FIRST LETTER ABOUT THE DESTRUCTION
The Forverts, July 19, 1945

        Rabbi Shimon Tarasov of the Kobrin synagogue received a letter from his brother-in-law, Alter Mazursky, who is now in Siberia. The brother-in-law received the letter from Avraham Tcheromcher of Drohitchin, who describes the destruction of the town. The letter is as follows:

        My dearest friend Alter Mazursky! All nine of us Jews located currently in Drohitchin are healthy, thank G-d. May G-d allow us to hear from you. I don't know where to start. There is darkness and bitterness everywhere, and there are no Jews around. The German thieves cruelly murdered people. As soon as they arrived in Drohitchin, they shave off the beards of nine men: Shachna the Synagogue Custodian, Yisrael the Miller and other elderly Jews. Three days later a decree was issued that Jews were to wear a patch on their front and back. They were two large yellow patches.

        Two weeks after they arrived, they divided all the Jews into two groups. One group were identified as “A” and the other “B.” Group A couldn't enter the Group B ghetto, and Group B couldn't enter the Group A ghetto. If someone did go in, he would be immediately shot on the spot. Group A were called workers and Group B were non-workers.

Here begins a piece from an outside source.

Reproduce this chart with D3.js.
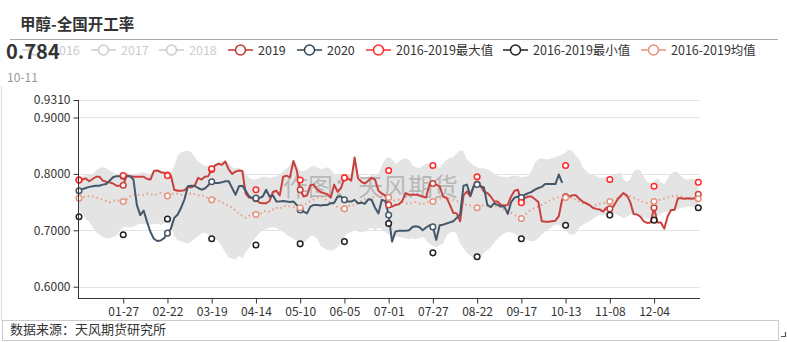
<!DOCTYPE html>
<html><head><meta charset="utf-8">
<script src="https://cdn.jsdelivr.net/npm/d3@7"></script>
<style>
body{margin:0;background:#fff;}
svg{display:block;font-family:"Noto Sans CJK SC","Microsoft YaHei",sans-serif;}
</style>
</head><body>
<svg id="c" width="787" height="342"></svg>
<script>
// ---------- data ----------
const title = "甲醇-全国开工率";
const latestValue = "0.784";
const latestDate = "10-11";
const sourceText = "数据来源：天风期货研究所";
const watermark = "作图：天风期货";
const legendNames = ["2016","2017","2018","2019","2020","2016-2019最大值","2016-2019最小值","2016-2019均值"];
const legendColors = ["#cccccc","#cccccc","#cccccc","#c23531","#2f4554","#ff2a2a","#222222","#e3937b"];
const legendOn = [false,false,false,true,true,true,true,true];
const tickLabels = ["01-27","02-22","03-19","04-14","05-10","06-05","07-01","07-27","08-22","09-17","10-13","11-08","12-04"];
const yTicks = [0.6,0.7,0.8,0.9,0.931];
const markDays = ["01-01","01-27","02-22","03-19","04-14","05-10","06-05","07-01","07-27","08-22","09-17","10-13","11-08","12-04","12-30"];
const maxMarks = [.789,.797,.797,.809,.772,.789,.793,.806,.815,.795,.749,.815,.790,.778,.785];
const minMarks = [.724,.692,.720,.685,.674,.676,.680,.712,.660,.653,.685,.709,.727,.718,.740];

// values every second day (01-01, 01-03, ...)
const s2019 = [
.789,.790,.792,.787,.791,.795,.795,.788,.786,.785,
.783,.779,.779,.780,.797,.796,.795,.795,.795,.795,
.791,.790,.805,.806,.803,.802,.798,.797,.772,.770,
.770,.771,.777,.776,.779,.793,.790,.795,.796,.808,
.815,.818,.816,.822,.808,.800,.804,.806,.805,.765,
.758,.757,.756,.749,.748,.748,.752,.768,.770,.762,
.795,.797,.794,.823,.806,.772,.760,.762,.780,.781,
.772,.768,.766,.764,.758,.781,.768,.775,.793,.792,
.788,.829,.792,.786,.783,.788,.793,.790,.770,.765,
.762,.745,.742,.745,.746,.752,.766,.763,.763,.763,
.762,.760,.758,.781,.783,.781,.778,.760,.758,.745,
.731,.730,.716,.762,.769,.760,.778,.782,.779,.769,
.766,.760,.751,.751,.745,.744,.745,.760,.770,.772,
.750,.757,.760,.760,.755,.750,.716,.715,.715,.716,
.717,.725,.755,.760,.760,.762,.762,.756,.751,.748,
.745,.740,.738,.737,.733,.740,.738,.742,.752,.760,
.766,.762,.750,.729,.728,.724,.716,.713,.714,.740,
.714,.714,.703,.725,.736,.736,.757,.757,.756,.757,
.756,.757,.764];
const s2020 = [
.770,.773,.775,.777,.778,.779,.779,.781,.782,.788,
.794,.796,.796,.796,.796,.796,.790,.745,.727,.735,
.715,.697,.685,.681,.682,.686,.695,.703,.722,.728,
.740,.755,.778,.779,.779,.775,.772,.774,.780,.786,
.784,.784,.785,.787,.787,.775,.763,.778,.779,.770,
.760,.757,.757,.757,.760,.772,.760,.762,.751,.751,
.752,.751,.750,.751,.745,.736,.733,.730,.742,.745,
.745,.744,.745,.745,.748,.749,.760,.760,.754,.751,
.751,.754,.748,.749,.747,.755,.754,.740,.730,.754,
.752,.727,.680,.698,.699,.699,.699,.700,.706,.707,
.706,.700,.705,.709,.706,.683,.709,.710,.712,.714,
.716,.722,.728,.779,.781,.762,.779,.781,.778,.776,
.745,.741,.748,.745,.742,.742,.729,.750,.758,.760,
.758,.763,.766,.768,.772,.775,.777,.782,.782,.782,
.782,.799,.784];
const meanVals = [
.757,.758,.760,.761,.760,.758,.756,.754,.752,.750,
.752,.754,.752,.751,.755,.760,.763,.764,.762,.763,
.765,.764,.762,.764,.766,.763,.761,.764,.766,.765,
.763,.762,.764,.766,.764,.762,.763,.760,.757,.754,
.756,.753,.750,.746,.744,.740,.735,.730,.725,.722,
.726,.730,.728,.727,.733,.735,.733,.737,.740,.738,
.742,.744,.742,.741,.739,.740,.745,.748,.752,.755,
.758,.760,.757,.752,.748,.745,.741,.738,.738,.742,
.745,.744,.748,.752,.755,.754,.757,.760,.762,.760,
.758,.758,.755,.752,.754,.750,.748,.747,.749,.750,
.748,.746,.749,.752,.751,.755,.757,.756,.758,.756,
.754,.752,.750,.746,.745,.744,.742,.740,.742,.745,
.743,.742,.741,.744,.740,.737,.735,.731,.727,.723,
.721,.727,.733,.737,.740,.742,.745,.748,.752,.755,
.757,.759,.760,.758,.757,.758,.754,.751,.748,.746,
.744,.742,.745,.747,.748,.750,.751,.754,.757,.759,
.760,.761,.760,.758,.755,.752,.750,.748,.749,.751,
.753,.755,.756,.758,.760,.762,.761,.760,.758,.757,
.756,.757,.756];
const bandHigh = [
.796,.796,.797,.798,.800,.806,.810,.812,.810,.806,
.803,.800,.800,.801,.802,.800,.799,.800,.802,.803,
.801,.800,.806,.808,.806,.803,.800,.800,.815,.832,
.838,.840,.841,.838,.830,.822,.818,.815,.814,.815,
.818,.820,.822,.824,.818,.812,.810,.810,.808,.800,
.793,.790,.790,.793,.795,.795,.793,.794,.796,.798,
.805,.810,.815,.825,.815,.805,.805,.808,.812,.815,
.812,.808,.810,.812,.808,.800,.800,.798,.798,.799,
.800,.830,.800,.795,.792,.795,.798,.797,.800,.815,
.826,.830,.826,.818,.822,.826,.828,.825,.815,.812,
.810,.814,.818,.818,.818,.815,.810,.818,.825,.828,
.830,.836,.842,.840,.825,.820,.815,.812,.810,.810,
.808,.805,.800,.797,.795,.795,.794,.796,.797,.796,
.794,.795,.796,.805,.820,.826,.828,.826,.826,.828,
.830,.832,.835,.838,.843,.840,.832,.825,.812,.806,
.800,.798,.796,.793,.793,.795,.797,.798,.800,.803,
.790,.786,.790,.805,.808,.806,.795,.785,.784,.787,
.792,.785,.782,.792,.800,.804,.803,.796,.790,.790,
.792,.790,.789];
const bandLow = [
.738,.728,.720,.715,.705,.698,.692,.688,.686,.686,
.688,.690,.700,.705,.706,.705,.706,.710,.712,.711,
.710,.710,.712,.711,.710,.712,.714,.708,.690,.682,
.680,.678,.676,.680,.684,.690,.694,.696,.692,.688,
.685,.680,.672,.660,.652,.650,.648,.655,.650,.662,
.668,.680,.688,.695,.700,.702,.705,.706,.704,.700,
.697,.692,.688,.685,.680,.676,.678,.683,.690,.690,
.685,.672,.668,.665,.664,.666,.670,.680,.688,.695,
.697,.700,.698,.696,.698,.702,.704,.700,.704,.702,
.697,.692,.690,.690,.688,.687,.686,.684,.686,.684,
.686,.688,.683,.676,.672,.670,.674,.676,.690,.696,
.698,.694,.676,.668,.660,.655,.650,.646,.652,.660,
.665,.670,.678,.685,.690,.695,.697,.696,.694,.690,
.686,.684,.682,.680,.682,.686,.692,.698,.702,.706,
.710,.710,.706,.700,.694,.692,.695,.705,.710,.713,
.716,.720,.724,.727,.727,.726,.728,.730,.728,.725,
.722,.724,.728,.730,.728,.725,.722,.720,.721,.724,
.726,.730,.733,.733,.734,.736,.738,.740,.741,.742,
.742,.741,.742];

// ---------- chart ----------
const fmt = d3.timeFormat("%m-%d");
const days = d3.timeDay.range(new Date(2020,0,1), new Date(2021,0,1)).map(fmt);
const sampleDays = days.filter((d,i)=>i%2===0);

const svg = d3.select("#c");
const x = d3.scalePoint().domain(days).range([79, 700]);
const y = d3.scaleLinear().domain([0.58, 0.931]).range([298, 100]);

// title
svg.append("text").attr("x",20).attr("y",30).attr("font-size",15.5).attr("font-weight","bold")
  .attr("fill","#333").text(title);
svg.append("line").attr("x1",10).attr("x2",778).attr("y1",39.5).attr("y2",39.5)
  .attr("stroke","#aaa").attr("stroke-width",1);

// left border and footer box
svg.append("line").attr("x1",1.5).attr("x2",1.5).attr("y1",86).attr("y2",321).attr("stroke","#ddd");

// grid
const grid = svg.append("g");
yTicks.forEach(t=>{
  grid.append("line").attr("x1",78).attr("x2",700).attr("y1",Math.round(y(t))+0.5).attr("y2",Math.round(y(t))+0.5)
    .attr("stroke","#e3e3e3");
});

// band
const rows = sampleDays.map((d,i)=>({d, hi:bandHigh[i], lo:bandLow[i]}));
svg.append("path").datum(rows)
  .attr("d", d3.area().x(r=>x(r.d)).y0(r=>y(r.lo)).y1(r=>y(r.hi)))
  .attr("fill","#e4e4e4");

// watermark
svg.append("text").attr("x",283).attr("y",196).attr("font-size",25).attr("fill","#a8a8a8")
  .attr("fill-opacity",0.75).text(watermark);

// mean dotted line
const line = d3.line().x(p=>x(p.d)).y(p=>y(p.v));
const meanPts = sampleDays.map((d,i)=>({d, v:meanVals[i]}));
svg.append("path").datum(meanPts).attr("d",line).attr("fill","none")
  .attr("stroke","#e3a08a").attr("stroke-width",2).attr("stroke-dasharray","1.5,3");

const p2019 = sampleDays.map((d,i)=>({d, v:s2019[i]}));
const p2020 = s2020.map((v,i)=>({d:sampleDays[i], v}));
svg.append("path").datum(p2019).attr("d",line).attr("fill","none")
  .attr("stroke","#c9403d").attr("stroke-width",2).attr("stroke-linejoin","round");
svg.append("path").datum(p2020).attr("d",line).attr("fill","none")
  .attr("stroke","#44586a").attr("stroke-width",2).attr("stroke-linejoin","round");

// symbols
function marks(pts, color){
  svg.append("g").selectAll("circle").data(pts).join("circle")
    .attr("cx",p=>x(p.d)).attr("cy",p=>y(p.v)).attr("r",2.8)
    .attr("fill","#fff").attr("stroke",color).attr("stroke-width",1.5);
}
const onMark = p => markDays.includes(p.d);
marks(p2019.filter(onMark), "#c9403d");
marks(p2020.filter(onMark), "#44586a");
marks(markDays.map((d,i)=>({d, v:maxMarks[i]})), "#ff2a2a");
marks(markDays.map((d,i)=>({d, v:minMarks[i]})), "#222");
marks(meanPts.filter(onMark), "#e3937b");

// axes
const yAxis = svg.append("g").attr("transform","translate(78.5,0)")
  .call(d3.axisLeft(y).tickValues(yTicks).tickFormat(d3.format(".4f")).tickSize(5).tickPadding(3));
yAxis.select(".domain").attr("stroke","#333").attr("d","M0,100V298.5");
yAxis.selectAll(".tick line").attr("stroke","#333");
yAxis.selectAll("text").attr("font-size",12).attr("fill","#333").attr("font-family","\"Noto Sans CJK SC\",sans-serif");

const xAxis = svg.append("g").attr("transform","translate(0,298.5)")
  .call(d3.axisBottom(x).tickValues(tickLabels).tickSize(5).tickPadding(4));
xAxis.select(".domain").attr("stroke","#333").attr("d","M78,0H700");
xAxis.selectAll(".tick line").attr("stroke","#333");
xAxis.selectAll("text").attr("font-size",12).attr("fill","#333").attr("font-family","\"Noto Sans CJK SC\",sans-serif");

// legend
const legendX = [22, 91, 159, 228, 297, 366, 503, 641];
legendNames.forEach((name,i)=>{
  const g = svg.append("g").attr("transform",`translate(${legendX[i]},50)`);
  const c = legendColors[i];
  g.append("line").attr("x1",0).attr("x2",25).attr("y1",0).attr("y2",0).attr("stroke",c).attr("stroke-width",1.5);
  g.append("circle").attr("cx",12.5).attr("cy",0).attr("r",5).attr("fill","#fff").attr("stroke",c).attr("stroke-width",1.5);
  g.append("text").attr("x",30).attr("y",4.5).attr("font-size",12.5)
    .attr("fill", legendOn[i] ? "#333" : "#ccc").text(name);
});

// latest value
svg.append("text").attr("x",6).attr("y",59).attr("font-size",20).attr("font-weight","bold")
  .attr("fill","#333").text(latestValue);
svg.append("text").attr("x",7).attr("y",82).attr("font-size",12).attr("fill","#999").text(latestDate);

// footer
svg.append("rect").attr("x",2.5).attr("y",320.5).attr("width",776).attr("height",20)
  .attr("fill","none").attr("stroke","#ccc");
svg.append("text").attr("x",10).attr("y",334).attr("font-size",13).attr("fill","#333").text(sourceText);
svg.append("path").attr("d","M781,336.5H785.5V332").attr("fill","none").attr("stroke","#555").attr("stroke-width",1.2);
</script>
</body></html>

        You had to turn the world upside down to be made part of Group A, and you needed connections. Your son Shabsel was happy to be part of Group A. They did hard work, and so did Shabsel. It was chaos and destruction. Thereafter, another decree was issued, saying that no Jew could walk on the sidewalk. All Jews, young and old, would have to walk on the street. Then came a decree specifying that the Group B ghetto would also be taken to work. On the Sabbath evening after the Ninth of Av the Germans surrounded the town, grabbed 1700 men and took them out to the Bereza Forest, where they dug trenches and got thrown in to the trenches alive, and then died horrible deaths. I escaped naked from a trench. Everyone was told to undress. I was unable to see how people were thrown alive into the trench. The Germans shot at me 12 times and missed.

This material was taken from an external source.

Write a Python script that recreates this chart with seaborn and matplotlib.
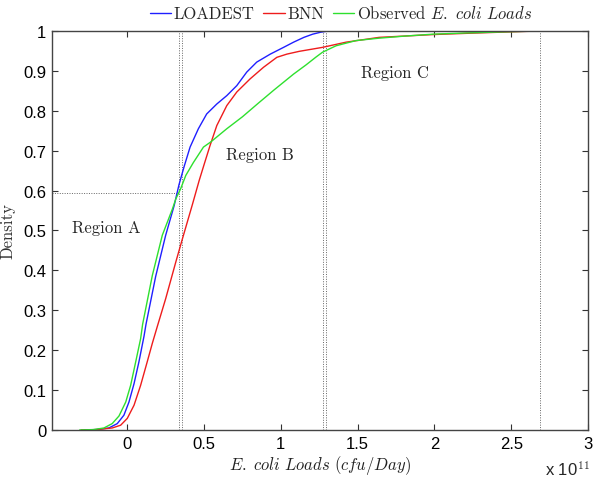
import matplotlib
matplotlib.use("Agg")
import matplotlib.pyplot as plt
import seaborn as sns
import pandas as pd

# ---- data (x in units of 1e11 cfu/Day) ----
loadest_x = [-0.28, -0.2, -0.12, -0.065, -0.022, 0.011, 0.044, 0.076, 0.109, 0.122, 0.185, 0.25,
             0.305, 0.337, 0.37, 0.409, 0.463, 0.517, 0.583, 0.648, 0.713, 0.778, 0.843, 0.931,
             1.018, 1.083, 1.15, 1.207, 1.26, 1.31, 1.37]
loadest_y = [0.0, 0.001, 0.005, 0.016, 0.037, 0.07, 0.116, 0.171, 0.235, 0.265, 0.385, 0.488,
             0.562, 0.615, 0.66, 0.709, 0.755, 0.792, 0.817, 0.838, 0.863, 0.897, 0.922, 0.942,
             0.959, 0.972, 0.984, 0.992, 0.997, 1.0, 1.0]

bnn_x = [-0.3, -0.2, -0.098, -0.043, 0.0, 0.044, 0.087, 0.13, 0.163, 0.196, 0.25, 0.316, 0.359,
         0.424, 0.468, 0.5, 0.539, 0.583, 0.648, 0.713, 0.80, 0.887, 0.974, 1.039, 1.12, 1.272,
         1.425, 1.64, 1.99, 2.2, 2.47, 2.68]
bnn_y = [0.0, 0.001, 0.005, 0.012, 0.029, 0.062, 0.112, 0.171, 0.217, 0.26, 0.329, 0.421, 0.479,
         0.565, 0.625, 0.665, 0.713, 0.763, 0.813, 0.847, 0.88, 0.909, 0.934, 0.942, 0.949, 0.959,
         0.972, 0.984, 0.991, 0.994, 0.9975, 1.0]

obs_x = [-0.31, -0.22, -0.152, -0.098, -0.054, -0.01, 0.022, 0.055, 0.087, 0.1, 0.163, 0.228,
         0.294, 0.316, 0.348, 0.381, 0.43, 0.496, 0.544, 0.648, 0.75, 0.85, 0.955, 1.083, 1.164,
         1.23, 1.272, 1.36, 1.49, 1.64, 1.8, 1.99, 2.2, 2.47, 2.68]
obs_y = [0.0, 0.001, 0.005, 0.016, 0.035, 0.07, 0.112, 0.171, 0.229, 0.265, 0.387, 0.488,
         0.554, 0.579, 0.605, 0.638, 0.67, 0.709, 0.722, 0.755, 0.785, 0.818, 0.852, 0.892, 0.915,
         0.935, 0.947, 0.963, 0.976, 0.982, 0.987, 0.992, 0.995, 0.998, 1.0]

series_names = ["LOADEST", "BNN", "Observed"]
legend_labels = ["LOADEST", "BNN", r"Observed $E.\ coli\ Loads$"]
region_labels = ["Region A", "Region B", "Region C"]
region_pos = [(-0.36, 0.509), (0.644, 0.692), (1.524, 0.897)]
vlines = [0.335, 0.355, 1.275, 1.292, 2.69]
hline_y = 0.595
hline_xmax = 0.325
xticks = [0, 0.5, 1, 1.5, 2, 2.5, 3]
xtick_labels = ["0", "0.5", "1", "1.5", "2", "2.5", "3"]
yticks = [0, 0.1, 0.2, 0.3, 0.4, 0.5, 0.6, 0.7, 0.8, 0.9, 1]
ytick_labels = ["0", "0.1", "0.2", "0.3", "0.4", "0.5", "0.6", "0.7", "0.8", "0.9", "1"]

df = pd.concat([
    pd.DataFrame({"x": loadest_x, "y": loadest_y, "s": series_names[0]}),
    pd.DataFrame({"x": bnn_x, "y": bnn_y, "s": series_names[1]}),
    pd.DataFrame({"x": obs_x, "y": obs_y, "s": series_names[2]}),
], ignore_index=True)

sns.set_style("ticks")
plt.rcParams["font.family"] = ["Liberation Sans", "DejaVu Sans"]
plt.rcParams["mathtext.fontset"] = "cm"

palette = {"LOADEST": "#1f1fff", "BNN": "#ee1c1c", "Observed": "#2ee02e"}

fig = plt.figure(figsize=(6.0, 4.81), dpi=100)
ax = fig.add_axes([0.0867, 0.104, 0.8933, 0.8295])

sns.lineplot(data=df, x="x", y="y", hue="s", palette=palette, sort=False,
             estimator=None, linewidth=1.0, ax=ax, legend=False)

for xv in vlines:
    ax.axvline(xv, color="#666666", linestyle=(0, (1, 1.5)), linewidth=0.7, zorder=1)
ax.plot([-0.49, hline_xmax], [hline_y, hline_y], color="#666666",
        linestyle=(0, (1, 1.5)), linewidth=0.7, zorder=1)

ax.set_xlim(-0.49, 3.0)
ax.set_ylim(0, 1)
ax.set_xticks(xticks)
ax.set_xticklabels(xtick_labels, fontsize=12)
ax.set_yticks(yticks)
ax.set_yticklabels(ytick_labels, fontsize=12)
ax.tick_params(direction="in", length=4, top=True, right=True, width=0.8, colors="#333333",
               labelcolor="black", pad=4)
for sp in ax.spines.values():
    sp.set_color("#444444")
    sp.set_linewidth(1.0)

for lab, (tx, ty) in zip(region_labels, region_pos):
    ax.text(tx, ty, lab, fontfamily="cmr10", fontsize=12, va="center", ha="left")

ax.set_xlabel(r"$E.\ coli\ Loads\ (cfu/Day)$", fontsize=12, labelpad=2, color="#222222")
ax.set_ylabel("Density", fontfamily="cmr10", fontsize=12, labelpad=6, color="#333333")
fig.text(0.908, 0.004, r"x 10$^{11}$", fontsize=12, ha="left", va="bottom",
         fontfamily="Liberation Sans")

handles = [plt.Line2D([], [], color=palette[s], linewidth=1.0) for s in series_names]
leg = fig.legend(handles, legend_labels, loc="center", bbox_to_anchor=(0.568, 0.971),
                 ncol=3, frameon=False, handlelength=1.3, handletextpad=0.15,
                 columnspacing=0.5, prop={"family": "cmr10", "size": 12})

fig.savefig("out.png", dpi=100)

        There are many things to write about what the killers did to the Jews, how many dozens of Jews were shot on the street every day. A doctor, the female dentist, Zeidel the bathhouse attendant and others poisoned themselves. Stay well everybody.

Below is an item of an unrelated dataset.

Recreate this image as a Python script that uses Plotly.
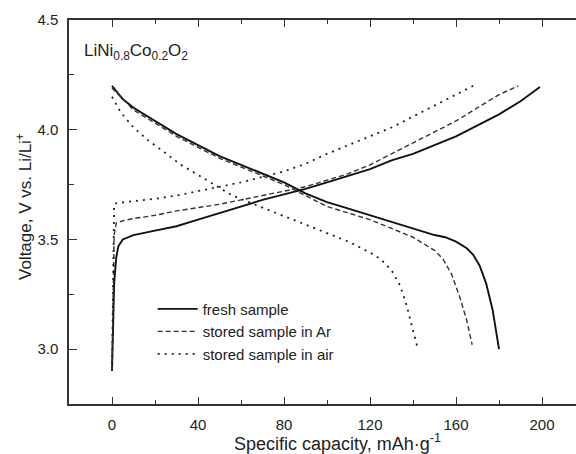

Avraham Adler of Tcheramcha

[Page 287]

Shmuel Eppelbaum (Israel)*
[
photo:] Shmuel Eppelbaum

CHORBAN DROHITCHIN
[DESTRUCTION OF DROHITCHIN]

1.
People were warned. Why didn't they flee?

        Sunday, June 22, 1941. The Soviet-German War had begun, and on Wednesday June 25, Drohitchin was already occupied by the Germans, and Jews knew that Nazi rule meant extermination! They also figured that in the event of a war, Drohitchin, which was located only 105 kilometers from Brest-Litovsk (the border city between Soviet Russia and Germany), would possibly go back and forth, and eventually fall into the hands of the Germans. Yet almost no one fled. They waited for the tragedy. Why? Was it because no one believed there would be a war? No, we were sure that war would break out any minute following the occupation by Germany in April 1941.

        Jews in Drohitchin saw unmistakable signs that the Soviets were preparing for war. The community Communist leaders were extremely nervous, and openly stated that the pause won through the Molotov-Ribbentrop Agreement in 1939 was approaching its end. Conscription of students and employees had begun. Military construction began (airports and highways) were being built, and the so-called “unsafe elements” (former businessmen and Zionist activists) were sent to far-flung areas of the Soviet Union. People listening to the radio heard alarming reports from London about German demands and threats against the Soviets, and the Soviet press denied the London reports almost on a daily basis. Jews, however, would say that whenever a report was called a lie, this was a sign that the report was true.

        In addition to the aforementioned signs, the Jews of Drohitchin also received warnings to move further eastward to the old Polish-Soviet border area. Moshe, the son of Yonah Goldberg, the oldest bookkeeper in Drohitchin, and other young people who had been captured by the Germans during the German-Polish War of 1939 wrote their parents that something was going to happen, and that it was worth moving further into old Russian areas.

        Jews understood the signs and hints, and then didn't move away. Only on June 22, when the war broke out as the Nazis captured Brisk and approached Kobrin, did people in Drohitchin start talking about retreating with the Soviet army.

        Only a few people fled – those who were specifically connected to the Soviet authorities and the NKVD (formerly the CHEKA and GEPEO). These included the teacher Yachas (born in Svislotch), the photographer Yisrael Schwartz (son of Moshe Schwartz), the chairman of the shoemakers' workshop, Rubinstein, the printer Orliansky and Ukrainetz, and finally the daughter of Yeshayahu the Tailor.

        No one aside from the aforementioned individuals left Drohitchin. Ezriel Pomerantz, the shoemaker, and a few others contacted the military commissariat to request to be drafted into the army so they could fight the German murderers. Unfortunately, the officials were in a panic, and couldn't respond to the request of the population. On Monday, the second day of the war, all Soviet offices were closed.